Senedd votes to increase number of politicians in Welsh parliament and change voting system

It means that total number of politicians will rise from 60 to 96 at the next Senedd election in or before May 2026. Credit: PA Images

Senedd members have voted to back plans to increase the number of Senedd members and to change the votes system. 43 members voted for it while 16 - the Conservatives - voted against. It needed 40 members to pass.The bill will now go to the King for Royal Assent which is expected in June or July. It then becomes law which will pave the way for the changes to be introduced in time for the 2026 Senedd election.

Under the new 'closed list' voting system, the public will vote for parties rather than individuals.

The country will be split into 16 large constituencies, instead of the current 40 and five regions, and each constituency will have six elected members.

It means that total number of politicians will rise from 60 to 96 at the next Senedd election in or before May 2026.

The change was proposed as part of the Welsh Government's co-operation agreement with Plaid Cymru, who argue as the powers of the Senedd have grown since devolution, so has the workload on politicians.

They believe in order for the Welsh Parliament to continue to function there needs to be more representatives in Y Siambr (the chamber).

Commenting on the results, Elin Jones MS, Llywydd of the Senedd said: "As we mark 25 years of devolution this week, today's vote represents the start of the next chapter in the story of Wales' democracy."

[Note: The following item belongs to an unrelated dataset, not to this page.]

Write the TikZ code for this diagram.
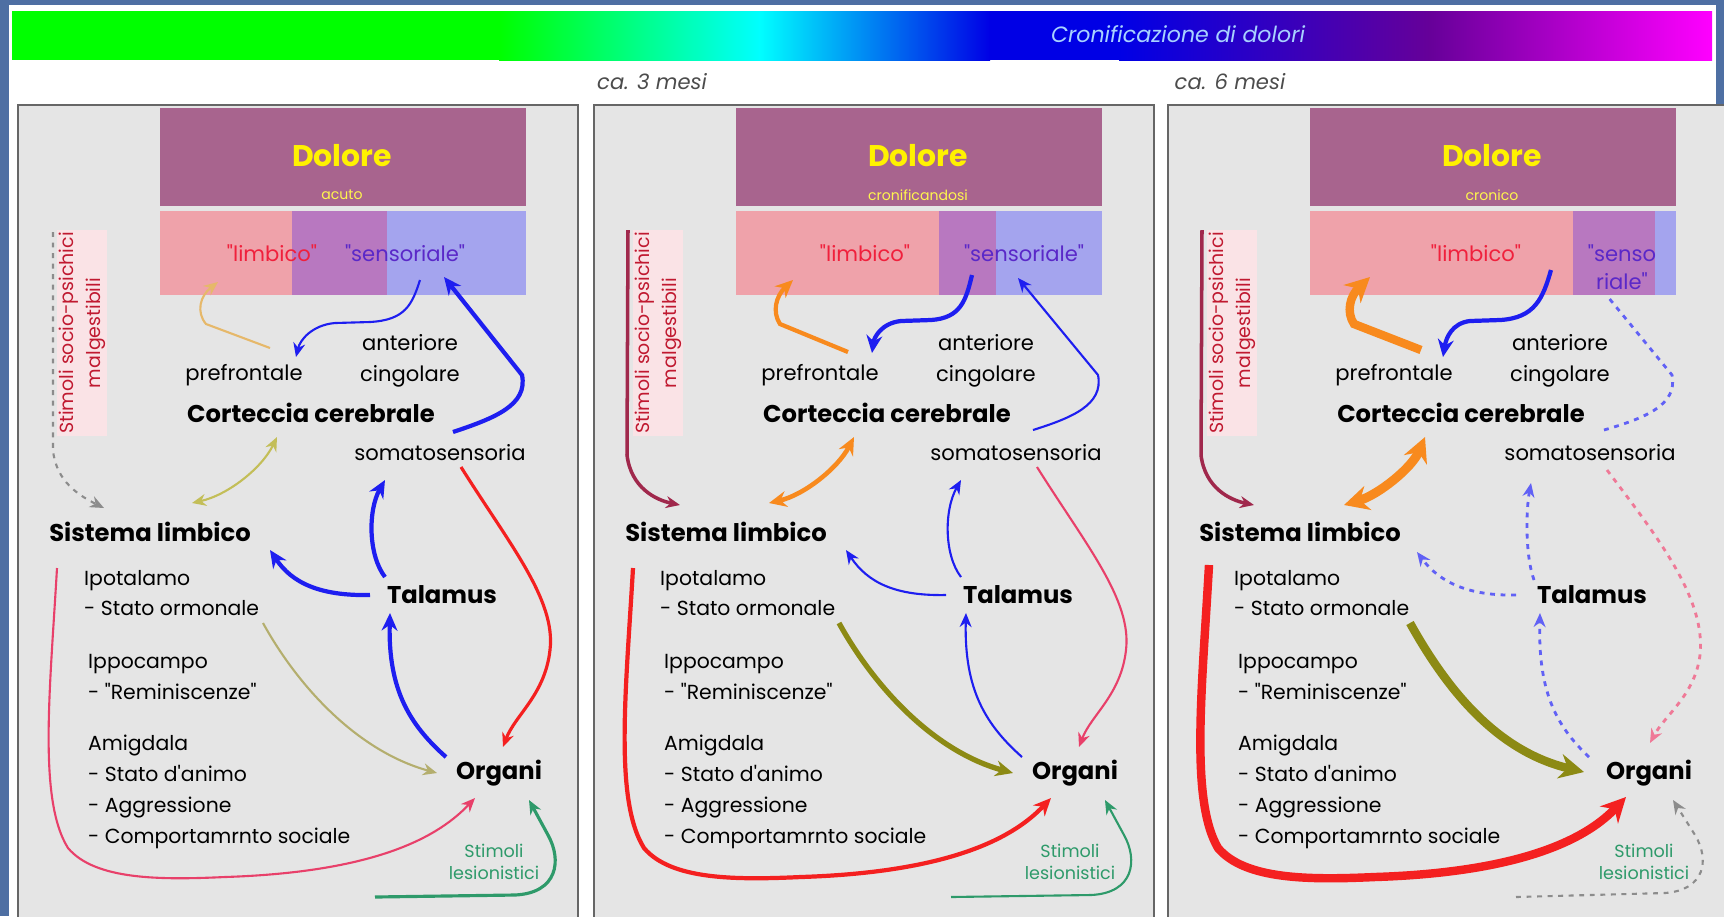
\documentclass[tikz,border=0pt]{standalone}
\usepackage{fontspec}
\setmainfont{Poppins}[Ligatures=TeXOff]
\usetikzlibrary{arrows.meta,positioning}
\definecolor{slideblue}{HTML}{4E6FA3}
\definecolor{panelgray}{HTML}{E5E5E5}
\definecolor{doloremauve}{HTML}{A8648E}
\definecolor{bandpink}{HTML}{EFA2AA}
\definecolor{bandpurple}{HTML}{B878C0}
\definecolor{bandblue}{HTML}{A4A4EE}
\definecolor{limbred}{HTML}{F0203C}
\definecolor{sensviolet}{HTML}{5A28C8}
\definecolor{arrowblue}{HTML}{1E1EF0}
\definecolor{arroworange}{HTML}{F88A1E}
\definecolor{arrowtan}{HTML}{E6B86A}
\definecolor{arrowolive}{HTML}{8C8A14}
\definecolor{arrowkhaki}{HTML}{B4AE6E}
\definecolor{arrowred}{HTML}{F42020}
\definecolor{arrowpink}{HTML}{E8406A}
\definecolor{stimgreen}{HTML}{2E9A6A}
\definecolor{stimmaroon}{HTML}{A0284C}
\definecolor{bartext}{HTML}{A8D2FF}

% text nodes that every panel repeats
\newcommand{\panelbase}[4]{%
  \fill[panelgray] (18,105) rectangle (578,930);
  \draw[black!60, line width=0.7pt] (18,105) rectangle (578,930);
  \fill[doloremauve] (160,108) rectangle (526,206);
  \fill[bandpink] (160,211) rectangle (#3,295);
  \fill[bandpurple] (#3,211) rectangle (#4,295);
  \fill[bandblue] (#4,211) rectangle (526,295);
  \node[dolore] (#1-dol) at (342,156) {Dolore};
  \node[subtitle] (#1-sub) at (342,195) {#2};
  \node[lbl] (#1-pref) at (244,375) {prefrontale};
  \node[lbl, align=center] (#1-ant) at (410,361) {anteriore\\cingolare};
  \node[big] (#1-cort) at (311,413) {Corteccia cerebrale};
  \node[lbl] (#1-soma) at (440,453) {somatosensoria};
  \node[big] (#1-sist) at (150,532) {Sistema limbico};
  \node[listtext] (#1-ipo) at (80,593) {Ipotalamo\\- Stato ormonale};
  \node[listtext] (#1-ippo) at (84,677) {Ippocampo\\- "Reminiscenze"};
  \node[listtext] (#1-amig) at (84,792) {Amigdala\\- Stato d'animo\\- Aggressione\\- Comportamrnto sociale};
  \node[big] (#1-tal) at (442,595) {Talamus};
  \node[big] (#1-org) at (499,773) {Organi};
  \node[stimtext] (#1-stim) at (494,862) {Stimoli\\lesionistici};
  \node[soctext] (#1-soc) at (82,333) {Stimoli socio-psichici\\malgestibili};
}

\begin{document}
\begin{tikzpicture}[x=0.1mm, y=-0.1mm,
  lbl/.style={font=\fontsize{6}{8.8}\selectfont, inner sep=1pt},
  big/.style={font=\fontsize{6.9}{8}\selectfont\bfseries, inner sep=1pt},
  listtext/.style={font=\fontsize{5.8}{8.8}\selectfont, align=left, anchor=west, inner sep=1pt},
  dolore/.style={font=\fontsize{8.5}{10}\selectfont\bfseries, text=yellow},
  subtitle/.style={font=\fontsize{4}{5}\selectfont, text=yellow!70!white},
  bandtext/.style={font=\fontsize{6}{8}\selectfont, inner sep=1pt, align=center},
  stimtext/.style={font=\fontsize{5}{6.4}\selectfont, text=stimgreen, align=center, inner sep=1pt},
  soctext/.style={font=\fontsize{5.4}{7.6}\selectfont, text=limbred!80!black, fill=bandpink!30, rotate=90, align=center, inner sep=0.5pt},
  arrthin/.style={line width=0.6pt, -{Stealth[length=4pt,width=3.4pt]}},
  arrmed/.style={line width=1.2pt, -{Stealth[length=5pt,width=4.5pt]}},
  arrthick/.style={line width=2.4pt, -{Stealth[length=7pt,width=7pt]}},
  dotline/.style={dash pattern=on 1.4pt off 1.6pt}
]
\useasboundingbox (0,0) rectangle (1724,916);
\clip (0,0) rectangle (1724,916);
\fill[slideblue] (0,0) rectangle (1724,916);
\fill[white] (9,5) rectangle (1716,916);

% colour bar
\fill[green] (12,11) rectangle (500,60);
\shade[left color=green, right color=cyan] (499,11) rectangle (760,60);
\shade[left color=cyan, right color=blue!90!black] (759,11) rectangle (990,60);
\fill[blue!90!black] (989,11) rectangle (1120,60);
\shade[left color=blue!90!black, right color=violet!80!blue] (1119,11) rectangle (1430,60);
\shade[left color=violet!80!blue, right color=magenta] (1429,11) rectangle (1712,60);
\node[font=\fontsize{6.3}{7}\selectfont\itshape, text=bartext] (bar) at (1178,34) {Cronificazione di dolori};
\node[font=\fontsize{6}{7}\selectfont\itshape, text=black!70] (mesi3) at (652,82) {ca. 3 mesi};
\node[font=\fontsize{6}{7}\selectfont\itshape, text=black!70] (mesi6) at (1230,82) {ca. 6 mesi};

% panel 1: acuto
\begin{scope}
\panelbase{a}{acuto}{292}{387}
\node[bandtext, text=limbred] (a-limb) at (272,253) {"limbico"};
\node[bandtext, text=sensviolet] (a-sens) at (405,253) {"sensoriale"};
\coordinate (a-socline) at (53,232);
\coordinate (a-lesline) at (375,897);
\draw[arrthin, arrowtan] ([xshift=2.6mm,yshift=2.7mm]a-pref.center) -- (206,324)
  .. controls (196,312) and (200,296) .. ([xshift=-5.4mm,yshift=-2.9mm]a-limb.center);
\draw[arrthin, arrowblue] ([xshift=1.5mm,yshift=-2.7mm]a-sens.center)
  .. controls (412,305) and (405,320) .. (370,322) -- (335,323)
  .. controls (312,325) and (300,340) .. ([xshift=5.2mm,yshift=1.8mm]a-pref.center);
\draw[arrmed, arrowblue] ([xshift=1.3mm,yshift=2.1mm]a-soma.center)
  .. controls (495,418) and (528,405) .. (522,375) -- ([xshift=3.9mm,yshift=-2.4mm]a-sens.center);
\draw[line width=0.6pt, arrowkhaki!80!yellow, {Stealth[length=4pt,width=3.4pt]}-{Stealth[length=4pt,width=3.4pt]}]
  ([xshift=-3.4mm,yshift=-2.4mm]a-cort.center) .. controls (262,468) and (228,495) .. ([xshift=4.2mm,yshift=2.9mm]a-sist.center);
\draw[arrthin, black!45, dotline] (a-socline) -- (53,450)
  .. controls (56,482) and (80,496) .. ([xshift=-4.6mm,yshift=2.4mm]a-sist.center);
\draw[arrthin, arrowred, line width=0.9pt] ([xshift=2.1mm,yshift=-1.4mm]a-soma.center)
  .. controls (510,545) and (556,600) .. (550,650) .. controls (545,695) and (515,715) .. ([xshift=0.4mm,yshift=2.6mm]a-org.center);
\draw[arrmed, arrowblue] ([xshift=-5.3mm,yshift=1.6mm]a-org.center)
  .. controls (410,725) and (388,690) .. ([xshift=-5.2mm,yshift=-1.8mm]a-tal.center);
\draw[arrmed, arrowblue] ([xshift=-5.7mm,yshift=1.8mm]a-tal.center)
  .. controls (368,555) and (368,510) .. ([xshift=-5.5mm,yshift=-2.7mm]a-soma.center);
\draw[arrmed, arrowblue] ([xshift=-7.2mm]a-tal.center)
  .. controls (320,596) and (292,583) .. ([xshift=12mm,yshift=-1.8mm]a-sist.center);
\draw[arrthin, arrowkhaki] ([xshift=18.3mm,yshift=-3mm]a-ipo.west)
  .. controls (300,690) and (360,752) .. ([xshift=-6.2mm]a-org.center);
\draw[arrthin, arrowpink] ([xshift=-2.3mm,yshift=2.5mm]a-ipo.west)
  .. controls (50,690) and (38,800) .. (68,848) .. controls (95,880) and (160,880) .. (225,877)
  .. controls (380,872) and (440,835) .. ([xshift=-2.4mm,yshift=-2.5mm]a-org.center);
\draw[arrthin, stimgreen, line width=0.9pt] (a-lesline) -- (515,895)
  .. controls (558,893) and (562,860) .. (548,835) -- ([xshift=3mm,yshift=-2.7mm]a-org.center);
\end{scope}

% panel 2: cronificandosi
\begin{scope}[shift={(576,0)}]
\panelbase{b}{cronificandosi}{363}{420}
\node[bandtext, text=limbred] (b-limb) at (289,253) {"limbico"};
\node[bandtext, text=sensviolet] (b-sens) at (448,253) {"sensoriale"};
\coordinate (b-socline) at (52,230);
\coordinate (b-lesline) at (375,897);
\draw[arrthin, stimmaroon, line width=1pt] (b-socline) -- (51,455)
  .. controls (55,488) and (80,500) .. ([xshift=-4.6mm,yshift=2.7mm]b-sist.center);
\draw[arrmed, arroworange] ([xshift=2.8mm,yshift=2.3mm]b-pref.center) -- (204,324)
  .. controls (196,312) and (200,296) .. ([xshift=-7.2mm,yshift=-2.7mm]b-limb.center);
\draw[arrmed, arrowblue] ([xshift=-5.2mm,yshift=-2.2mm]b-sens.center)
  .. controls (390,300) and (385,318) .. (355,320) -- (325,321)
  .. controls (305,323) and (298,338) .. ([xshift=5.2mm,yshift=2.2mm]b-pref.center);
\draw[arrthin, arrowblue] ([xshift=1.7mm,yshift=2.3mm]b-soma.center)
  .. controls (495,418) and (528,405) .. (522,375) -- ([xshift=-0.6mm,yshift=-2.5mm]b-sens.center);
\draw[line width=1.3pt, arroworange, {Stealth[length=5pt,width=4.5pt]}-{Stealth[length=5pt,width=4.5pt]}]
  ([xshift=-3.3mm,yshift=-2.4mm]b-cort.center) .. controls (262,468) and (228,495) .. ([xshift=4.3mm,yshift=2.9mm]b-sist.center);
\draw[arrthin, arrowpink] ([xshift=2.1mm,yshift=-1.4mm]b-soma.center)
  .. controls (510,545) and (556,600) .. (550,650) .. controls (545,695) and (515,715) .. ([xshift=0.4mm,yshift=2.6mm]b-org.center);
\draw[arrthin, arrowblue] ([xshift=-5.3mm,yshift=1.6mm]b-org.center)
  .. controls (410,725) and (388,690) .. ([xshift=-5.2mm,yshift=-1.8mm]b-tal.center);
\draw[arrthin, arrowblue] ([xshift=-5.7mm,yshift=1.8mm]b-tal.center)
  .. controls (368,555) and (368,510) .. ([xshift=-5.5mm,yshift=-2.7mm]b-soma.center);
\draw[arrthin, arrowblue] ([xshift=-7.2mm]b-tal.center)
  .. controls (320,596) and (292,583) .. ([xshift=12mm,yshift=-1.8mm]b-sist.center);
\draw[arrmed, arrowolive, line width=1.5pt] ([xshift=18.3mm,yshift=-3mm]b-ipo.west)
  .. controls (300,690) and (360,752) .. ([xshift=-6.2mm]b-org.center);
\draw[arrmed, arrowred] ([xshift=-2.3mm,yshift=2.5mm]b-ipo.west)
  .. controls (50,690) and (38,800) .. (68,848) .. controls (95,880) and (160,880) .. (225,877)
  .. controls (380,872) and (440,835) .. ([xshift=-2.4mm,yshift=-2.5mm]b-org.center);
\draw[arrthin, stimgreen] (b-lesline) -- (515,895)
  .. controls (558,893) and (562,860) .. (548,835) -- ([xshift=3mm,yshift=-2.7mm]b-org.center);
\end{scope}

% panel 3: cronico
\begin{scope}[shift={(1150,0)}]
\panelbase{c}{cronico}{423}{505}
\node[bandtext, text=limbred] (c-limb) at (326,253) {"limbico"};
\node[bandtext, text=sensviolet] (c-sens) at (472,267) {"senso\\riale"};
\coordinate (c-socline) at (52,230);
\coordinate (c-lesline) at (366,897);
\draw[arrthin, stimmaroon, line width=1pt] (c-socline) -- (51,455)
  .. controls (55,488) and (80,500) .. ([xshift=-4.6mm,yshift=2.7mm]c-sist.center);
\draw[arrthick, arroworange] ([xshift=2.7mm,yshift=2.5mm]c-pref.center) -- (204,324)
  .. controls (196,312) and (200,296) .. ([xshift=-10.6mm,yshift=-2.4mm]c-limb.center);
\draw[arrmed, arrowblue] ([xshift=-7.1mm,yshift=-0.3mm]c-sens.center)
  .. controls (393,298) and (385,318) .. (350,320) -- (320,321)
  .. controls (302,323) and (296,338) .. ([xshift=4.9mm,yshift=1.8mm]c-pref.center);
\draw[line width=0.8pt, arrowblue!70, dotline] ([xshift=1.4mm,yshift=2.3mm]c-soma.center)
  .. controls (495,418) and (528,405) .. (522,375) -- ([xshift=-1.4mm,yshift=-3mm]c-sens.center);
\draw[line width=2.6pt, arroworange, {Stealth[length=7pt,width=7pt]}-{Stealth[length=7pt,width=7pt]}]
  ([xshift=-3.6mm,yshift=-2.4mm]c-cort.center) .. controls (262,468) and (228,495) .. ([xshift=4.4mm,yshift=2.7mm]c-sist.center);
\draw[arrthin, arrowblue!70, dotline, line width=0.8pt] ([xshift=-5.8mm,yshift=1.5mm]c-tal.center)
  .. controls (375,555) and (376,510) .. ([xshift=-5.9mm,yshift=-3mm]c-soma.center);
\draw[arrthin, arrowblue!70, dotline, line width=0.8pt] ([xshift=-7.6mm]c-tal.center)
  .. controls (320,596) and (290,583) .. ([xshift=11.7mm,yshift=-2mm]c-sist.center);
\draw[arrthin, arrowblue!70, dotline, line width=0.8pt] ([xshift=-6mm,yshift=1.6mm]c-org.center)
  .. controls (405,725) and (388,690) .. ([xshift=-5.2mm,yshift=-1.8mm]c-tal.center);
\draw[arrthin, arrowpink!70, dotline, line width=0.8pt] ([xshift=1.7mm,yshift=-1.7mm]c-soma.center)
  .. controls (510,540) and (556,600) .. (550,655) .. controls (545,695) and (515,715) .. ([xshift=0.1mm,yshift=3mm]c-org.center);
\draw[arrthick, arrowolive] ([xshift=18mm,yshift=-3mm]c-ipo.west)
  .. controls (300,695) and (350,752) .. ([xshift=-6.5mm,yshift=0.1mm]c-org.center);
\draw[arrthick, arrowred] ([xshift=-2.1mm,yshift=2.8mm]c-ipo.west)
  .. controls (52,690) and (40,800) .. (68,848) .. controls (95,880) and (160,880) .. (225,877)
  .. controls (380,872) and (440,835) .. ([xshift=-2.3mm,yshift=-2.4mm]c-org.center);
\draw[arrthin, black!45, dotline] (c-lesline) -- (515,893)
  .. controls (555,890) and (560,860) .. (545,835) -- ([xshift=2.4mm,yshift=-2.7mm]c-org.center);
\end{scope}
\end{tikzpicture}
\end{document}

“The Senedd today is a very different place compared with the National Assembly of 1999. We now have a fully-fledged parliament with law-making and tax-varying powers, but our capacity to represent the people of Wales and to hold the government to account hasn’t grown at the same pace."

She added: “The changes supported today by a clear majority of Members will ensure a stronger, more effective Senedd for the 21st century.”

Plaid Cymru Leader Rhun ap Iorwerth MS said the bill paved the way for a parliament "fit for the 21st century" and provided a new foundation to build a fairer Wales and to prepare for political and constitutional change.

However opponents to the changes argue the new systems is less democratic and should not be high up the Welsh Government's priority list.

Darren Millar MS, Welsh Conservative Shadow Minister for the Constitution, said: “The £120 million plan for more politicians, more fancy offices and a larger Senedd are the furthest thing from the Welsh people’s priorities, but that’s what Labour and Plaid have pushed through today.

“I have said it before and I will say it again. Wales desperately needs more doctors, dentists, nurses and teachers, not Labour and Plaid’s plans to spend millions on more politicians.”

Andrew RT Davies MS, Leader of the Welsh Conservatives, referred to the changes as "a national embarrassment", stating: “Our Welsh NHS is on its knees, educational attainment is collapsing and employment numbers are plummeting, but this vanity project is Labour and Plaid’s top priority.

“The Welsh Conservatives would reverse these plans and spend the money on our health service instead."